Park rangers came across the damaged theropod footprint at Bunurong Marine Park, a marine park in Victoria, during a school group tour last week.

"It looked like somebody had taken to it with either a hammer or a rock, and had broken off sections of the toes," Victoria parks ranger Brian Martin told the BBC.

According to Martin, it appeared as though the vandals had intentionally targeted the prehistoric three-toed indentation, which is approximately 11 inches wide.

"They would need to know exactly where [the footprint] is to find it. Many people quite easily walk right past it," Martin said.

"For someone to damage it intentionally, you'd have to have a rough idea of where it is because seaweed grows on the rock platform and it looks like a normal rock until you look closely and see the outline of the footprint," Martin also told the Australian Broadcasting Corporation.

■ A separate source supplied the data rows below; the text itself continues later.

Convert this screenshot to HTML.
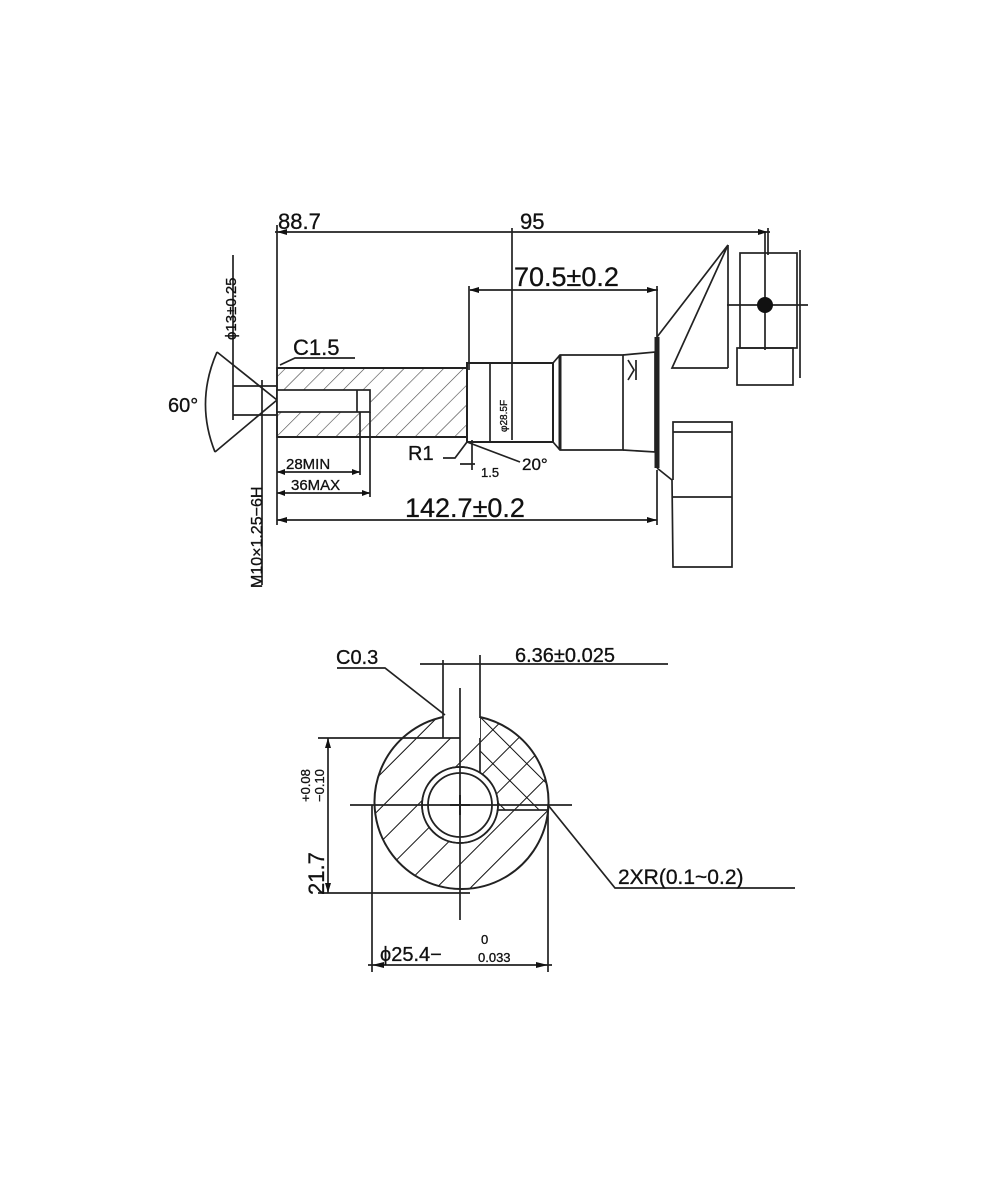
<!DOCTYPE html>
<html><head><meta charset="utf-8"><style>
html,body{margin:0;padding:0;background:#fff;}
svg{display:block;}
text{font-family:"Liberation Sans",Arial,sans-serif;fill:#111;stroke:#111;stroke-width:0.3;}
</style></head><body>
<svg width="1000" height="1200" viewBox="0 0 1000 1200" xmlns="http://www.w3.org/2000/svg">
<defs>
<pattern id="h1" patternUnits="userSpaceOnUse" width="14" height="14" patternTransform="rotate(45)">
<line x1="0" y1="0" x2="0" y2="14" stroke="#444" stroke-width="1.2"/></pattern>
<pattern id="h2" patternUnits="userSpaceOnUse" width="24" height="24" patternTransform="rotate(45)">
<line x1="0" y1="0" x2="0" y2="24" stroke="#111" stroke-width="2"/></pattern>
<pattern id="h3" patternUnits="userSpaceOnUse" width="24" height="24" patternTransform="rotate(-45)">
<line x1="0" y1="0" x2="0" y2="24" stroke="#111" stroke-width="2"/></pattern>
<clipPath id="sec"><path d="M443,717 A87,87 0 1 0 480,717 L480,738 L443,738 Z"/></clipPath>
</defs>
<g fill="none" stroke="#222" stroke-width="1.7">
<line x1="275" y1="232" x2="770" y2="232"/>
<line x1="277" y1="225" x2="277" y2="525"/>
<line x1="512" y1="228" x2="512" y2="440"/>
<line x1="768" y1="228" x2="768" y2="255"/>
<line x1="470" y1="290" x2="658" y2="290"/>
<line x1="469" y1="286" x2="469" y2="370"/>
<line x1="657" y1="286" x2="657" y2="340"/>
<rect x="277" y="368" width="190" height="69" fill="url(#h1)"/>
<rect x="277" y="390" width="93" height="22" fill="#fff"/>
<line x1="357" y1="390" x2="357" y2="412"/>
<line x1="277" y1="368" x2="467" y2="368" stroke-width="2"/>
<line x1="277" y1="437" x2="467" y2="437" stroke-width="2"/>
<path d="M467,363 L553,363 L553,442 L467,442 Z" stroke-width="2"/>
<line x1="490" y1="363" x2="490" y2="442"/>
<path d="M553,363 L560,355 L623,355 L623,450 L560,450 L553,442"/>
<line x1="560" y1="355" x2="560" y2="450" stroke-width="3"/>
<path d="M623,355 L655,352 L655,452 L623,450"/>
<line x1="657" y1="337" x2="657" y2="468" stroke-width="5"/>
<path d="M628,360 l6,10 l-6,10 M636,360 v20"/>
<path d="M657,337 L728,245 L672,368 L728,368"/>
<line x1="728" y1="245" x2="728" y2="368"/>
<path d="M657,468 L672,480 L673,567 L732,567 L732,422 L673,422 L673,480"/>
<line x1="673" y1="432" x2="732" y2="432"/>
<line x1="673" y1="497" x2="732" y2="497"/>
<rect x="740" y="253" width="57" height="95"/>
<line x1="800" y1="250" x2="800" y2="378"/>
<rect x="737" y="348" width="56" height="37"/>
<line x1="765" y1="232" x2="765" y2="350"/>
<line x1="727" y1="305" x2="808" y2="305"/>
<path d="M277,400 L217,352 M277,400 L215,452 M217,352 Q195,402 215,452"/>
<line x1="233" y1="386" x2="277" y2="386"/>
<line x1="233" y1="415" x2="277" y2="415"/>
<line x1="233" y1="255" x2="233" y2="420"/>
<line x1="262" y1="380" x2="262" y2="585"/>
<path d="M280,365 L295,358 L355,358"/>
<line x1="277" y1="472" x2="360" y2="472"/>
<line x1="360" y1="412" x2="360" y2="475"/>
<line x1="277" y1="493" x2="370" y2="493"/>
<line x1="370" y1="412" x2="370" y2="497"/>
<line x1="277" y1="520" x2="657" y2="520"/>
<line x1="657" y1="470" x2="657" y2="525"/>
<path d="M443,458 L455,458 L467,442 M460,464 L475,464 M467,442 L520,462"/>
<line x1="472" y1="440" x2="472" y2="470"/>
<g clip-path="url(#sec)"><rect x="370" y="700" width="180" height="200" fill="url(#h2)"/>
<rect x="480" y="700" width="80" height="110" fill="url(#h3)"/></g>
<circle cx="460" cy="805" r="38" fill="#fff"/>
<path d="M443,717 A87,87 0 1 0 480,717" stroke-width="2"/>
<circle cx="460" cy="805" r="38" stroke-width="1.8"/>
<circle cx="460" cy="805" r="32" stroke-width="1.8"/>
<line x1="443" y1="660" x2="443" y2="738"/>
<line x1="480" y1="655" x2="480" y2="718"/>
<line x1="420" y1="664" x2="668" y2="664"/>
<line x1="460" y1="688" x2="460" y2="920"/>
<line x1="350" y1="805" x2="572" y2="805"/>
<line x1="450" y1="805" x2="470" y2="805" stroke-width="2"/>
<line x1="460" y1="795" x2="460" y2="815" stroke-width="2"/>
<line x1="318" y1="738" x2="460" y2="738"/>
<line x1="318" y1="893" x2="470" y2="893"/>
<line x1="328" y1="738" x2="328" y2="893"/>
<line x1="372" y1="805" x2="372" y2="972"/>
<line x1="548" y1="805" x2="548" y2="972"/>
<line x1="368" y1="965" x2="552" y2="965"/>
<path d="M337,668 L385,668 L445,715"/>
<path d="M548,805 L615,888 L795,888"/>
</g>
<circle cx="765" cy="305" r="8" fill="#111"/>
<g fill="#111">
<path d="M277,232 l10,-3 v6z M768,232 l-10,-3 v6z M469,290 l10,-3 v6z M657,290 l-10,-3 v6z M277,520 l10,-3 v6z M657,520 l-10,-3 v6z M277,472 l8,-3 v6z M360,472 l-8,-3 v6z M277,493 l8,-3 v6z M370,493 l-8,-3 v6z M372,965 l12,-3 v6z M548,965 l-12,-3 v6z M328,738 l-3,10 h6z M328,893 l-3,-10 h6z"/>
</g>
<text x="278" y="229" font-size="22">88.7</text>
<text x="520" y="229" font-size="22">95</text>
<text x="514" y="286" font-size="27">70.5±0.2</text>
<text x="293" y="355" font-size="22">C1.5</text>
<text x="168" y="412" font-size="20">60°</text>
<text transform="translate(236,340) rotate(-90)" font-size="15">ϕ13±0.25</text>
<text transform="translate(262,588) rotate(-90)" font-size="16">M10×1.25−6H</text>
<text x="286" y="469" font-size="15">28MIN</text>
<text x="291" y="490" font-size="15">36MAX</text>
<text x="408" y="460" font-size="20">R1</text>
<text x="481" y="477" font-size="13">1.5</text>
<text x="522" y="470" font-size="17">20°</text>
<text transform="translate(507,432) rotate(-90)" font-size="10">φ28.5F</text>
<text x="405" y="517" font-size="27">142.7±0.2</text>
<text x="336" y="664" font-size="20">C0.3</text>
<text x="515" y="662" font-size="20">6.36±0.025</text>
<text x="618" y="884" font-size="21">2XR(0.1~0.2)</text>
<text transform="translate(324,895) rotate(-90)" font-size="22">21.7</text>
<text transform="translate(310,802) rotate(-90)" font-size="13">+0.08</text>
<text transform="translate(324,802) rotate(-90)" font-size="13">−0.10</text>
<text x="380" y="961" font-size="20">ϕ25.4−</text>
<text x="481" y="944" font-size="13">0</text>
<text x="478" y="962" font-size="13">0.033</text>
</svg>
</body></html>
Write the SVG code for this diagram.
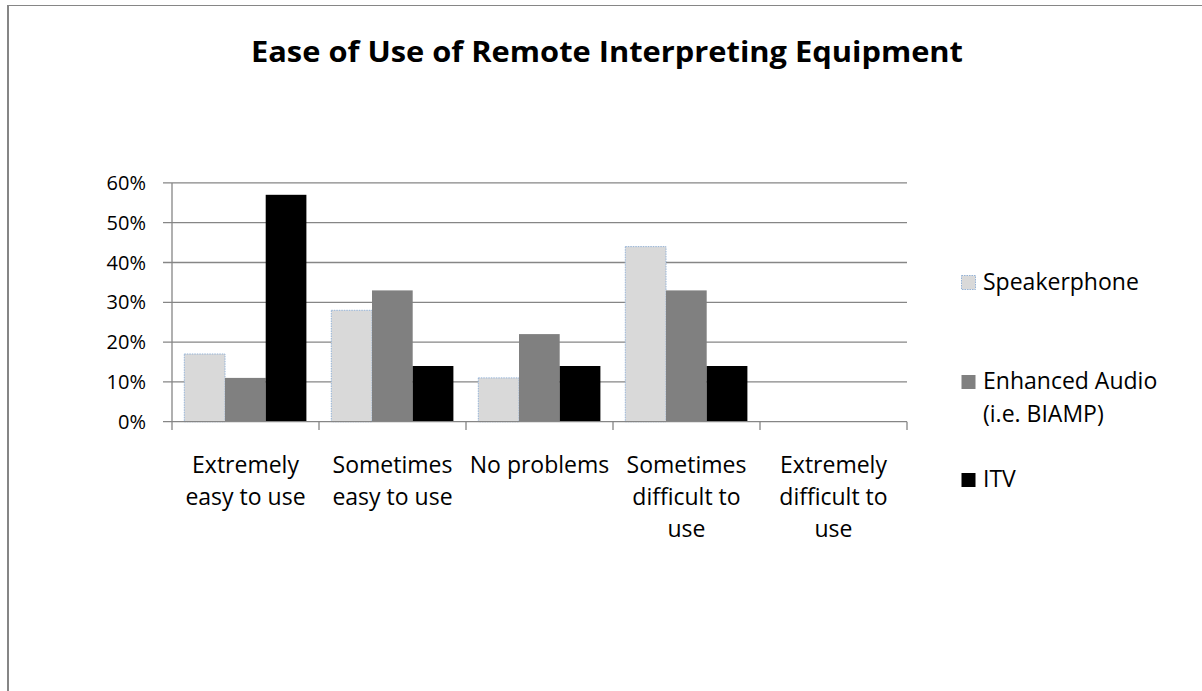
<svg xmlns="http://www.w3.org/2000/svg" width="1202" height="691" viewBox="0 0 1202 691">
<style>
.t{font-family:"Open Sans","Liberation Sans",sans-serif;fill:#000}
.title{font-size:28.5px;font-weight:bold}
.ax{font-size:23px;text-anchor:middle}
.yl{font-size:20px;text-anchor:end}
.lg{font-size:23px}
.grid{stroke:#868686;stroke-width:1.3;fill:none}
.sp{fill:#d9d9d9;stroke:#95b3d7;stroke-width:1;stroke-dasharray:1.5 1}
.ea{fill:#808080}
.itv{fill:#000}
</style>
<rect width="1202" height="691" fill="#fff"/>
<g id="frame">
<line x1="7" y1="5.5" x2="1202" y2="5.5" stroke="#868686" stroke-width="1"/>
<line x1="8" y1="5" x2="8" y2="691" stroke="#868686" stroke-width="2"/>
</g>
<text id="title" class="t title" x="607" y="62" text-anchor="middle" textLength="712" lengthAdjust="spacingAndGlyphs">Ease of Use of Remote Interpreting Equipment</text>
<g id="gridlines" class="grid">
<line x1="163" y1="182.9" x2="907" y2="182.9"/>
<line x1="163" y1="222.7" x2="907" y2="222.7"/>
<line x1="163" y1="262.5" x2="907" y2="262.5"/>
<line x1="163" y1="302.3" x2="907" y2="302.3"/>
<line x1="163" y1="342.1" x2="907" y2="342.1"/>
<line x1="163" y1="381.9" x2="907" y2="381.9"/>
</g>
<g id="y-labels" class="t yl">
<text x="146" y="190">60%</text>
<text x="146" y="229.8">50%</text>
<text x="146" y="269.6">40%</text>
<text x="146" y="309.4">30%</text>
<text x="146" y="349.2">20%</text>
<text x="146" y="389">10%</text>
<text x="146" y="428.8">0%</text>
</g>
<g id="bars">
<g id="cat1">
<rect class="sp" x="184.3" y="354" width="40.7" height="67.7"/>
<rect class="ea" x="225" y="377.9" width="40.7" height="43.8"/>
<rect class="itv" x="265.7" y="194.8" width="40.7" height="226.9"/>
</g>
<g id="cat2">
<rect class="sp" x="331.3" y="310.3" width="40.7" height="111.4"/>
<rect class="ea" x="372" y="290.4" width="40.7" height="131.3"/>
<rect class="itv" x="412.7" y="366" width="40.7" height="55.7"/>
</g>
<g id="cat3">
<rect class="sp" x="478.3" y="377.9" width="40.7" height="43.8"/>
<rect class="ea" x="519" y="334.1" width="40.7" height="87.6"/>
<rect class="itv" x="559.7" y="366" width="40.7" height="55.7"/>
</g>
<g id="cat4">
<rect class="sp" x="625.3" y="246.6" width="40.7" height="175.1"/>
<rect class="ea" x="666" y="290.4" width="40.7" height="131.3"/>
<rect class="itv" x="706.7" y="366" width="40.7" height="55.7"/>
</g>
</g>
<g id="axes" class="grid">
<line x1="163" y1="421.7" x2="907" y2="421.7"/>
<line x1="172" y1="182.9" x2="172" y2="430"/>
<line x1="319" y1="421.7" x2="319" y2="430"/>
<line x1="466" y1="421.7" x2="466" y2="430"/>
<line x1="613" y1="421.7" x2="613" y2="430"/>
<line x1="760" y1="421.7" x2="760" y2="430"/>
<line x1="907" y1="421.7" x2="907" y2="430"/>
</g>
<g id="x-labels" class="t ax">
<text x="245.5" y="473">Extremely</text>
<text x="245.5" y="505">easy to use</text>
<text x="392.5" y="473">Sometimes</text>
<text x="392.5" y="505">easy to use</text>
<text x="539.5" y="473">No problems</text>
<text x="686.5" y="473">Sometimes</text>
<text x="686.5" y="505">difficult to</text>
<text x="686.5" y="537">use</text>
<text x="833.5" y="473">Extremely</text>
<text x="833.5" y="505">difficult to</text>
<text x="833.5" y="537">use</text>
</g>
<g id="legend">
<g id="legend-speakerphone">
<rect class="sp" x="961.5" y="275.5" width="14" height="14"/>
<text class="t lg" x="983" y="290">Speakerphone</text>
</g>
<g id="legend-enhanced">
<rect class="ea" x="961.5" y="375" width="14" height="14"/>
<text class="t lg" x="983" y="389">Enhanced Audio</text>
<text class="t lg" x="983" y="422">(i.e. BIAMP)</text>
</g>
<g id="legend-itv">
<rect class="itv" x="961.5" y="473" width="14" height="14"/>
<text class="t lg" x="983" y="487">ITV</text>
</g>
</g>
</svg>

​Paleontologists first came across the ancient imprint in 2006 in a tidal rock platform in Flat Rocks, Victoria, an area famous for its thousands of dinosaur fossil bones and teeth.

"The significance of the footprint is that it represents a moment frozen in time when a meat-eating dinosaur stood on that spot and left an impression of its foot," Victoria parks officials said last week, expressing their disappointment at the crime.

Authorities believe they may be able to partially restore the footprint using the broken pieces of rock with a rubber mold taken by paleontologists in 2006 to guide them.